Over a period of time, Tax administration has evolved in such a way that the cost of penalty & fine much supersedes the tax. And it calls for planning the affairs in such a way that the tax obligation is managed properly. The objective of Tax Management is to comply with the provisions of Income Tax Law and its allied rules. Tax Management deals with filing of Return in time, getting the accounts audited, deducting tax at source etc. The objective is to avoid payment of interest, penalty, prosecution etc. Tax Management has become an integral part of the business management.

Evergreen Mantra for Tax Planning:

The biggest weapon in the hands of the taxpayers to save tax is “Tax Planning”. It is the use of bonafide means & by complying with all the provisions of law in true spirit & letter. Tax planning options depend upon the long term and short term objectives and vary with the requirements and expectations of each taxpayer. Few time tested mantras valid in all seasons are:

1.   Tax Planning should be resorted at the source of income.

2.   The Planning should be done before the accrual of income.

3.   It has to be done in pace with the changing tax laws.
4. Tax impact varies with the time, place & person.

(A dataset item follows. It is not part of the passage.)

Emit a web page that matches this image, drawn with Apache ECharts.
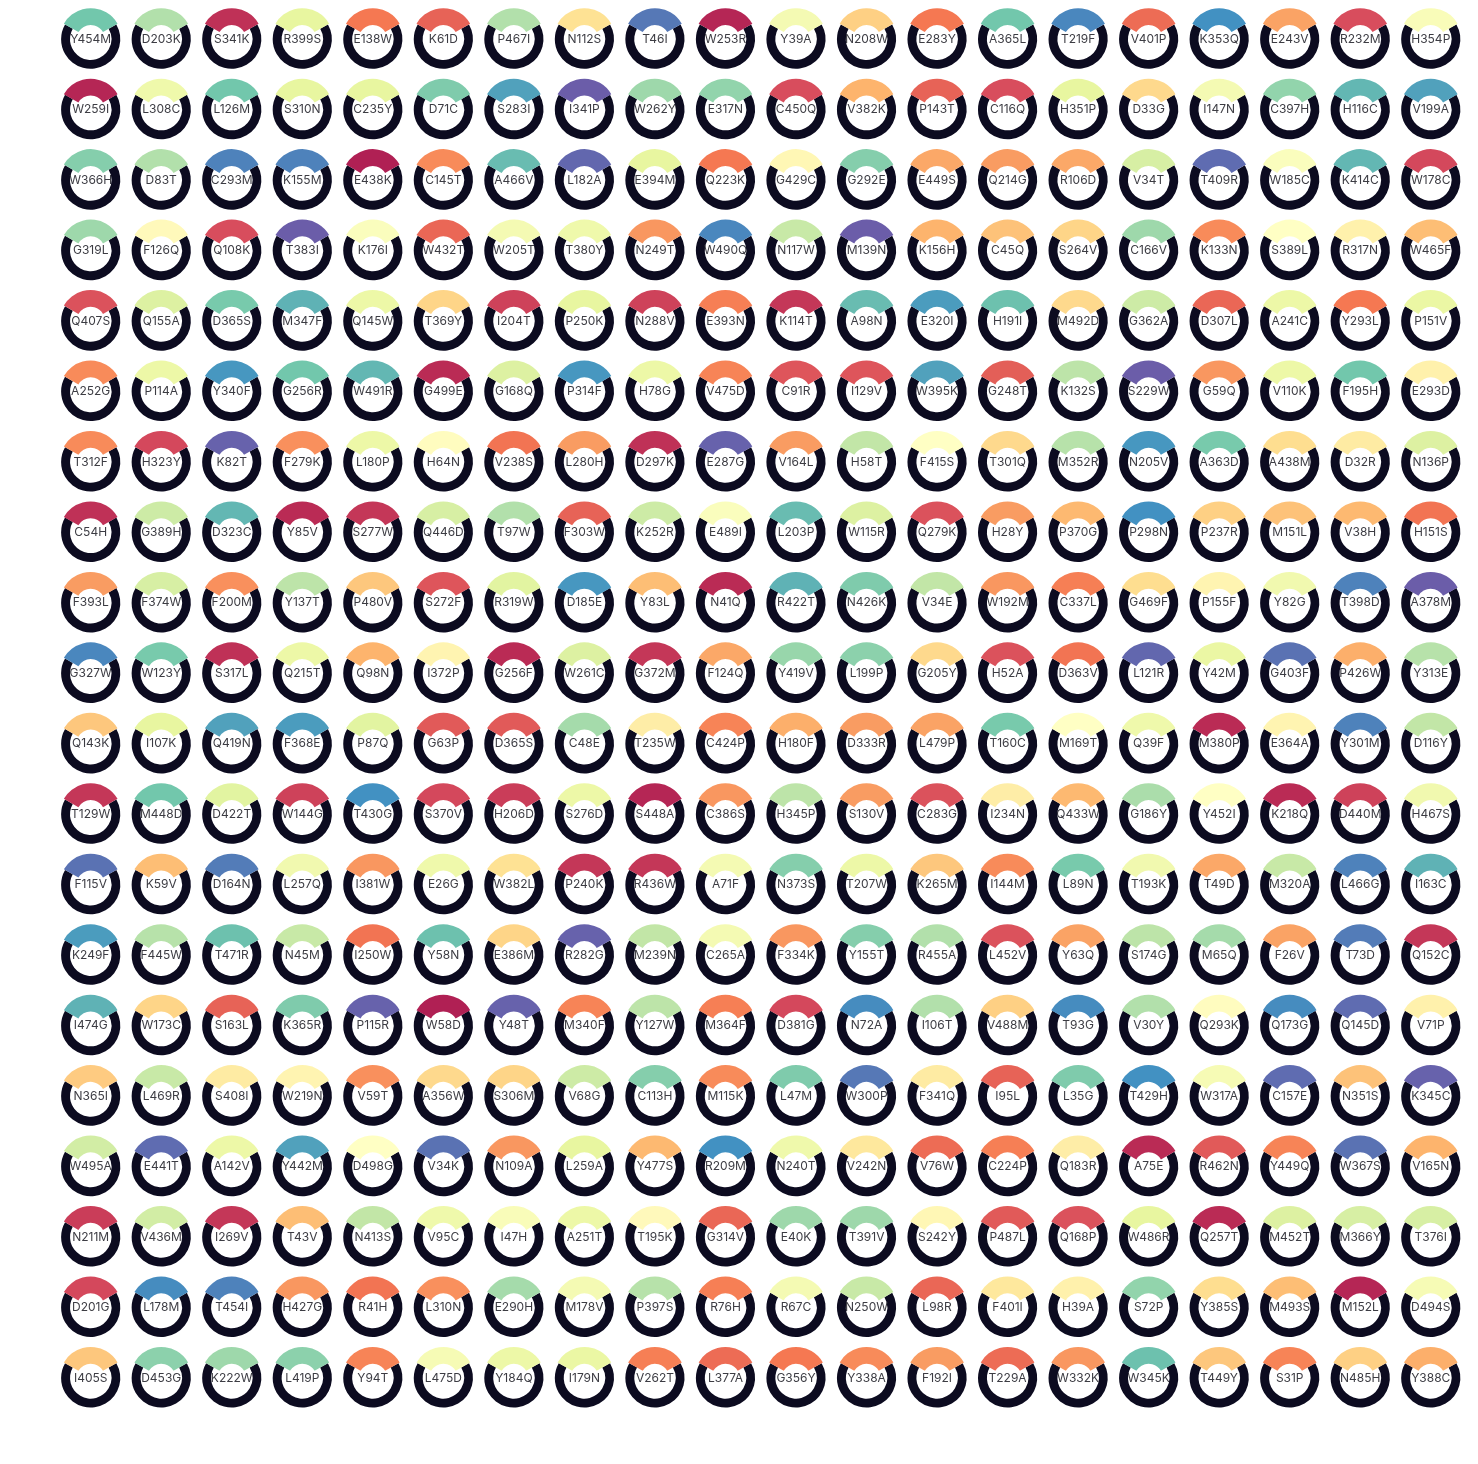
<!DOCTYPE html>
<html>
<head>
<meta charset="utf-8">
<script src="https://cdn.jsdelivr.net/npm/echarts@6/dist/echarts.min.js"></script>
<style>
html,body{margin:0;padding:0;background:#ffffff;}
#chart{width:1478px;height:1464px;}
</style>
</head>
<body>
<div id="chart"></div>
<script>
// ---- data ----
const COLS = 20;
const LABELS = [
'Y454M','D203K','S341K','R399S','E138W','K61D','P467I','N112S','T46I','W253R','Y39A','N208W','E283Y','A365L','T219F','V401P','K353Q','E243V','R232M','H354P',
'W259I','L308C','L126M','S310N','C235Y','D71C','S283I','I341P','W262Y','E317N','C450Q','V382K','P143T','C116Q','H351P','D33G','I147N','C397H','H116C','V199A',
'W366H','D83T','C293M','K155M','E438K','C145T','A466V','L182A','E394M','Q223K','G429C','G292E','E449S','Q214G','R106D','V34T','T409R','W185C','K414C','W178C',
'G319L','F126Q','Q108K','T383I','K176I','W432T','W205T','T380Y','N249T','W490Q','N117W','M139N','K156H','C45Q','S264V','C166V','K133N','S389L','R317N','W465F',
'Q407S','Q155A','D365S','M347F','Q145W','T369Y','I204T','P250K','N288V','E393N','K114T','A98N','E320I','H191I','M492D','G362A','D307L','A241C','Y293L','P151V',
'A252G','P114A','Y340F','G256R','W491R','G499E','G168Q','P314F','H78G','V475D','C91R','I129V','W395K','G248T','K132S','S229W','G59Q','V110K','F195H','E293D',
'T312F','H323Y','K82T','F279K','L180P','H64N','V238S','L280H','D297K','E287G','V164L','H58T','F415S','T301Q','M352R','N205V','A363D','A438M','D32R','N136P',
'C54H','G389H','D323C','Y85V','S277W','Q446D','T97W','F303W','K252R','E489I','L203P','W115R','Q279K','H28Y','P370G','P298N','P237R','M151L','V38H','H151S',
'F393L','F374W','F200M','Y137T','P480V','S272F','R319W','D185E','Y83L','N41Q','R422T','N426K','V34E','W192M','C337L','G469F','P155F','Y82G','T398D','A378M',
'G327W','W123Y','S317L','Q215T','Q98N','I372P','G256F','W261C','G372M','F124Q','Y419V','L199P','G205Y','H52A','D363V','L121R','Y42M','G403F','P426W','Y313E',
'Q143K','I107K','Q419N','F368E','P87Q','G63P','D365S','C48E','T235W','C424P','H180F','D333R','L479P','T160C','M169T','Q39F','M380P','E364A','Y301M','D116Y',
'T129W','M448D','D422T','W144G','T430G','S370V','H206D','S276D','S448A','C386S','H345P','S130V','C283G','I234N','Q433W','G186Y','Y452I','K218Q','D440M','H467S',
'F115V','K59V','D164N','L257Q','I381W','E26G','W382L','P240K','R436W','A71F','N373S','T207W','K265M','I144M','L89N','T193K','T49D','M320A','L466G','I163C',
'K249F','F445W','T471R','N45M','I250W','Y58N','E386M','R282G','M239N','C265A','F334K','Y155T','R455A','L452V','Y63Q','S174G','M65Q','F26V','T73D','Q152C',
'I474G','W173C','S163L','K365R','P115R','W58D','Y48T','M340F','Y127W','M364F','D381G','N72A','I106T','V488M','T93G','V30Y','Q293K','Q173G','Q145D','V71P',
'N365I','L469R','S408I','W219N','V59T','A356W','S306M','V68G','C113H','M115K','L47M','W300P','F341Q','I95L','L35G','T429H','W317A','C157E','N351S','K345C',
'W495A','E441T','A142V','Y442M','D498G','V34K','N109A','L259A','Y477S','R209M','N240T','V242N','V76W','C224P','Q183R','A75E','R462N','Y449Q','W367S','V165N',
'N211M','V436M','I269V','T43V','N413S','V95C','I47H','A251T','T195K','G314V','E40K','T391V','S242Y','P487L','Q168P','W486R','Q257T','M452T','M366Y','T376I',
'D201G','L178M','T454I','H427G','R41H','L310N','E290H','M178V','P397S','R76H','R67C','N250W','L98R','F401I','H39A','S72P','Y385S','M493S','M152L','D494S',
'I405S','D453G','K222W','L419P','Y94T','L475D','Y184Q','I179N','V262T','L377A','G356Y','Y338A','F192I','T229A','W332K','W345K','T449Y','S31P','N485H','Y388C'
];
// score 0..10 (Spectral scale)
const SCORES = [
8,7,0.5,6,2,1.5,7,4,9.5,0.3,5.5,3.6,2,8,9.2,1.7,9,2.7,1,5.3,
0.3,5.7,8,6,6,7.8,8.7,10,7.3,7.5,1,3,1.5,1,6,3.8,5.5,7.5,8.3,8.7,
7.7,7,9.3,9.3,0.2,2.3,8.2,9.8,6,2,4.7,7.7,2.8,2.6,2.8,6.3,9.7,5.2,8.3,0.9,
7.3,4.8,1,10,5.2,1.6,5.5,5.7,2.5,9.2,6.6,10,3,3.3,3.7,7.3,2.3,5,4.5,3.2,
1.1,6.2,7.9,8.4,5.8,3.7,0.8,6,0.8,2.1,0.6,8.2,8.8,8.1,3.8,6.5,1.6,5.8,2,5.9,
2.3,5.8,8.9,8,8.3,0.4,6.2,8.9,5.8,2.2,1.2,1.2,8.7,1.4,6.8,10,2.5,5.8,8,4.5,
2.3,0.9,9.9,2.4,5.8,4.9,1.9,2.6,0.5,9.9,2.6,6.7,5,3.8,6.9,8.9,7.9,3.9,4.3,6.2,
0.5,6.5,8.3,0.4,0.6,6.3,7,1.5,6.5,5.2,8.2,6.2,1.1,2.6,3.1,9,3.6,3.3,3.1,1.9,
2.6,6.3,2.4,6.8,3.4,1.2,6.1,8.9,3.2,0.4,8.4,7.8,6.7,2.5,2.1,3.9,4.6,5.6,9.3,10,
9.2,7.9,0.5,5.8,3,4.6,0.4,6.2,0.6,2.8,7.4,7.6,3.8,1.1,1.9,9.8,5.9,9.6,2.9,6.9,
3.4,6,8.7,8.8,6.1,1.3,1.3,7.2,4.4,2.2,2.9,2.6,2.7,7.9,5,5.7,0.4,4.6,9.3,6.7,
0.6,8,6.1,0.8,9,0.9,0.7,5.8,0.3,2.5,6.8,2.6,1.1,4.4,3.1,7.1,5,0.4,0.8,5.6,
9.6,3.2,9.4,5.6,2.5,5.7,4,0.6,0.6,5.5,7.7,5.8,3.4,2.3,7.9,5.6,2.8,6.6,9.3,8.4,
8.8,6.9,8.1,6.6,1.9,8.1,3.7,9.9,6.7,5.5,2.5,7.7,7,1.1,2.7,6.8,7.2,2.7,9.4,0.6,
8.4,3.7,1.5,7.8,9.9,0.2,9.9,2.2,6.8,2.1,0.9,9.1,7,3.6,9.1,7,4.9,9.1,9.7,4.5,
3.5,6.6,4.3,4.6,2.4,3.8,3.7,6.5,7.7,2.3,7.8,9.5,4.3,1.5,7.8,9,5.4,9.7,3.3,9.9,
6.4,9.7,5.8,8.7,5,9.6,2.5,6,3.1,9,5.7,4.2,1.7,2.1,4.4,0.4,1.3,2.2,9.6,3,
0.7,6.4,0.6,3.2,6.7,5.7,5.3,5.8,4.8,1.6,7.3,7.3,4.7,1.3,1.1,6,0.4,6.2,6.3,6.3,
0.9,9.1,9.3,2.5,1.9,2.4,7.2,5.5,6.9,2.1,5.5,6.6,1.6,4.2,4.5,7.5,3.9,3.2,0.3,5.4,
3.4,7.6,7.3,7.6,2.2,5.4,5.8,5.9,2.1,1.7,2,2.3,2.6,1.7,2.5,8.1,3.4,2.2,3.6,2.9
];
// share of the ring taken by the coloured arc vs the dark rest
const ARC_PARTS = [1, 2];
const SPECTRAL = ['#9e0142','#d53e4f','#f46d43','#fdae61','#fee08b','#ffffbf','#e6f598','#abdda4','#66c2a5','#3288bd','#5e4fa2'];

// ---- styling / layout ----
const RING_COLOR = '#0c0b20';
const LABEL_COLOR = '#2b2b33';
const X0 = 90.7, Y0 = 39.2, STEP_X = 70.53, STEP_Y = 70.46;
const DARK_RADIUS = [20.7, 29.6];
const ARC_RADIUS = [14.2, 31.0];

function hex2rgb(h){ return [parseInt(h.slice(1,3),16),parseInt(h.slice(3,5),16),parseInt(h.slice(5,7),16)]; }
function spectral(s){
  const t = Math.max(0, Math.min(10, s));
  const i = Math.min(9, Math.floor(t));
  const f = t - i;
  const a = hex2rgb(SPECTRAL[i]), b = hex2rgb(SPECTRAL[i+1]);
  const c = a.map((v,k)=>Math.round(v + (b[k]-v)*f));
  return 'rgb(' + c.join(',') + ')';
}

const series = [];
LABELS.forEach((name, idx) => {
  const col = idx % COLS, row = Math.floor(idx / COLS);
  const center = [X0 + col*STEP_X, Y0 + row*STEP_Y];
  const total = ARC_PARTS[0] + ARC_PARTS[1];
  const startDark = 90 - 180*ARC_PARTS[0]/total; // right end of the coloured arc
  const startArc = 90 + 180*ARC_PARTS[0]/total;
  // dark part of the ring
  series.push({
    type: 'pie', center: center, radius: DARK_RADIUS, startAngle: startDark, clockwise: true,
    silent: true, animation: false, avoidLabelOverlap: false,
    label: {show: false}, labelLine: {show: false},
    emphasis: {disabled: true},
    data: [
      {name: name + '-rest', value: ARC_PARTS[1], itemStyle: {color: RING_COLOR}},
      {name: name + '-gap', value: ARC_PARTS[0], itemStyle: {color: 'rgba(0,0,0,0)'}}
    ]
  });
  // coloured arc + centre label
  series.push({
    type: 'pie', center: center, radius: ARC_RADIUS, startAngle: startArc, clockwise: true,
    silent: true, animation: false, avoidLabelOverlap: false,
    emphasis: {disabled: true},
    label: {
      show: true, position: 'center',
      formatter: p => p.dataIndex === 0 ? name : '',
      fontSize: 12, color: LABEL_COLOR, fontFamily: 'Inter, "Noto Sans", sans-serif',
      padding: [4, 0, 0, 0]
    },
    labelLine: {show: false},
    data: [
      {name: name, value: ARC_PARTS[0], itemStyle: {color: spectral(SCORES[idx]), opacity: 0.92}},
      {name: name + '-rest2', value: ARC_PARTS[1], itemStyle: {color: 'rgba(0,0,0,0)'}}
    ]
  });
});

const chart = echarts.init(document.getElementById('chart'), null, {renderer: 'canvas'});
chart.setOption({
  backgroundColor: '#ffffff',
  animation: false,
  series: series
});
</script>
</body>
</html>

Tax planning can be done by using available options in the law with regard to exemption, deduction, rebate, deferment. Few of the common areas where one can stretch the tax planning tool could be by following modes:

  1. Choice of accounting system can be one of the powerful sources of tax planning, mostly in the case of professionals.
  2. The lowest tax rate of 15% for manufacturing companies has resulted in new business being set up in Companies as against proprietary & partnership firms. Taxpayers may choose the most suitable form of organization like Company, firm, LLP, Proprietary firm, etc from a tax point of view.
  3. Buying or taking on rent of Car, Machinery, Land/Building etc can be crucial in tax planning of all businesses.
  4. Taking Salary in different forms, components & names could be an area of tax planning for salaried taxpayers.
  5. Fundraising structure like Equity Capital, debenture, loans, etc could be an area of tax planning for corporate.
  6. Gift, Choosing the right name for purchase of moveable or   immoveable property in family, Timing of accrual of income or purchase / Sale of property, investment so as to claim deduction u/s 80C, 80D, Investment in  the house property for claiming capital gain  exemption, etc can be few of the tools for tax planning for individuals.
  7. For NRI, Planning for Residential Status of the person in such a way that the tax impact in each country is optimized. A person may arrange his stay in India such a way that he is treated as NR in India.

Tax laws are the part of the dynamic laws & keep on evolving. So, Tax planning tools, choice and options cannot be stagnant and taxpayers have to remain observant & updated with the changing laws for tax optimizations. We will keep discussing a few more tax planning ideas in our subsequent issues in 2021. Wish you all a very happy new year well in advance.